IE is probably treating a base character and any dependent vowels as a single
unit. Since in some fonts a base character + combining vowel mark might be
displayed by a single ligature glyph, it makes sense to apply the formatting of
a base character to any dependant combining characters as well.

In Mozilla you may be completely breaking the font lookups by separately
formatting the different parts of a conjunct.

In legacy glyph based Tamil encodings there was a simple one-to-one
correspondence characters and glyphs so it is straightforward to apply
different formatting to different characters.

--
Christopher J. Fynn
----- Original Message ----- 
From: "Peter Jacobi" <[email protected]>
To: <[email protected]>
Sent: Saturday, December 06, 2003 6:39 PM
Subject: Transcoding Tamil in the presence of markup
> Dear All,
>
> I am attempting transcoding Tamil text (in legacy 8-bit encodings, which
> are in visual glyph order, being heirs of the Tamil typewriter) into Unicode
> (which uses 'logical' order invented  by ISCII):
> http://www.jodelpeter.de/i18n/tamil/xref-uc.htm
>
> When I thought,  my converter was ready, I had a severe collision
> with reality, as I tried it on some webpages.
>
> The problem: in the legacy encoding you can style individual characters,
> which not only breaks my simple converter, but which may have no
> good equivalent in Unicode anyway.

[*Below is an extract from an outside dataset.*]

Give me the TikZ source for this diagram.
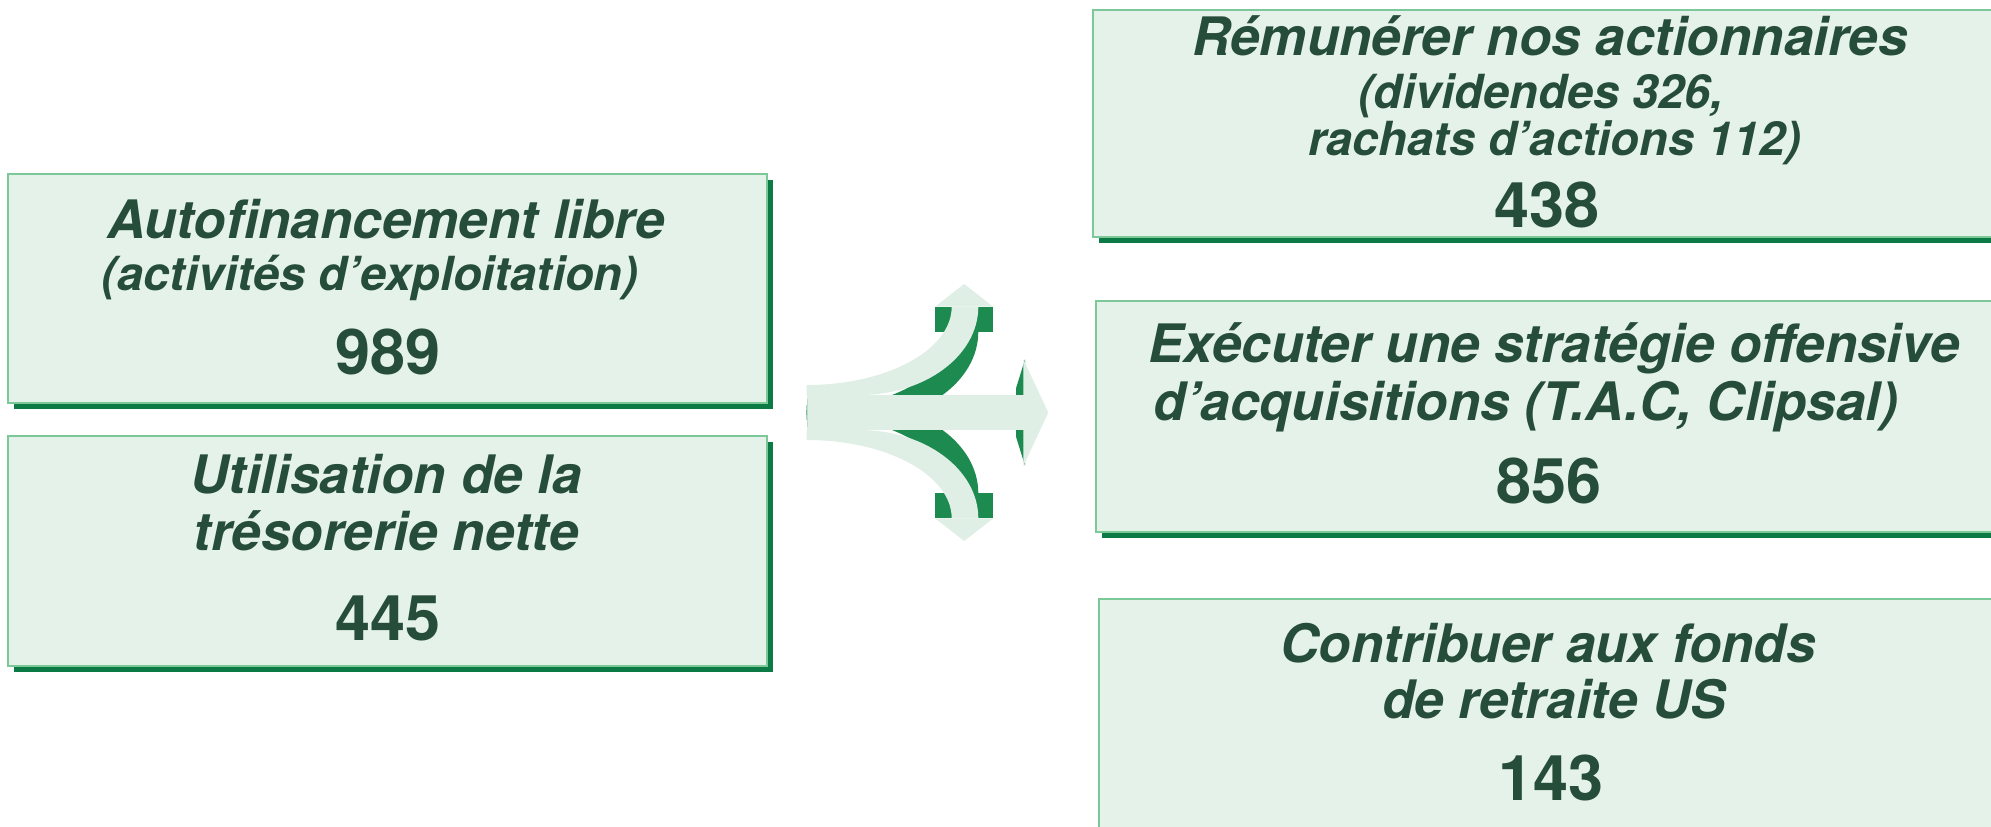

See this example:
> (all legacy encoded Tamil is shown using C-style escape, Unicode Tamil as
> NCR)
>
> Converting unstyled text
> from TSCII
>  lA \xC4\xA1
>  le \xA7\xC4
>  lo \xA7\xC4\xA1
> to Unicode
>  lA &#x0BB2;&#x0BBE;
>  le &#x0BB2;&#x0BC6;
>  lo &#x0BB2;&#x0BCA;
>
> Now the consonant l should get a distinct color:
> In TSCII:
>  lA <span style='color:#00f'>\xC4</span>\xA1
>  le \xA7<span style='color:#00f'>\xC4</span>
>  lo \xA7<span style='color:#00f'>\xC4</span>\xA1
>
> In Unicode:
>  lA <span style='color:#00f'>&#x0BB2;</span>&#x0BBE;
>  le <span style='color:#00f'>&#x0BB2;</span>&#x0BC6;
>  lo <span style='color:#00f'>&#x0BB2;</span>&#x0BCA;
>
> It is easy to see, that simple n:m mapping cannot make this conversion.
> It is not that easy to judge whether this is the desired conversion at all.
> And what should the receiving software should do with it.
> Some tests: In Mozilla 1.4.1 the characters fall apart and in IE5.5 the
> style expands to the entire orthographic syllable.
> Unicode test page: http://www.jodelpeter.de/i18n/tamil/markup-uc.htm
> TSCII test page: http://www.jodelpeter.de/i18n/tamil/markup-tscii.htm
>
> After seeing this effect at its source, it's now clear why you can't style
> individual
> Tamil characters in a word processor, when using Unicode (whereas
> you can do so, in legacy encodings).
>
> It's hard to promote Unicode, when things that have worked in the past,
> stop working.
>
> Any insights?
>
> Regards,
> Peter Jacobi
>
>
>
>
> -- 
> +++ GMX - die erste Adresse für Mail, Message, More +++
> Neu: Preissenkung für MMS und FreeMMS! http://www.gmx.net
>
>
>

Next message: Philippe Verdy: "RE: Compression through normalization"
Previous message: Mark Davis: "Re: Compression through normalization"
In reply to: Peter Jacobi: "Transcoding Tamil in the presence of markup"
Next in thread: Philippe Verdy: "RE: Transcoding Tamil in the presence of markup"
Reply: Philippe Verdy: "RE: Transcoding Tamil in the presence of markup"
Reply: Peter Jacobi: "Re: Transcoding Tamil in the presence of markup"
Messages sorted by: [ date ] [ thread ] [ subject ] [ author ] [ attachment ]
Mail actions: [ respond to this message ] [ mail a new topic ]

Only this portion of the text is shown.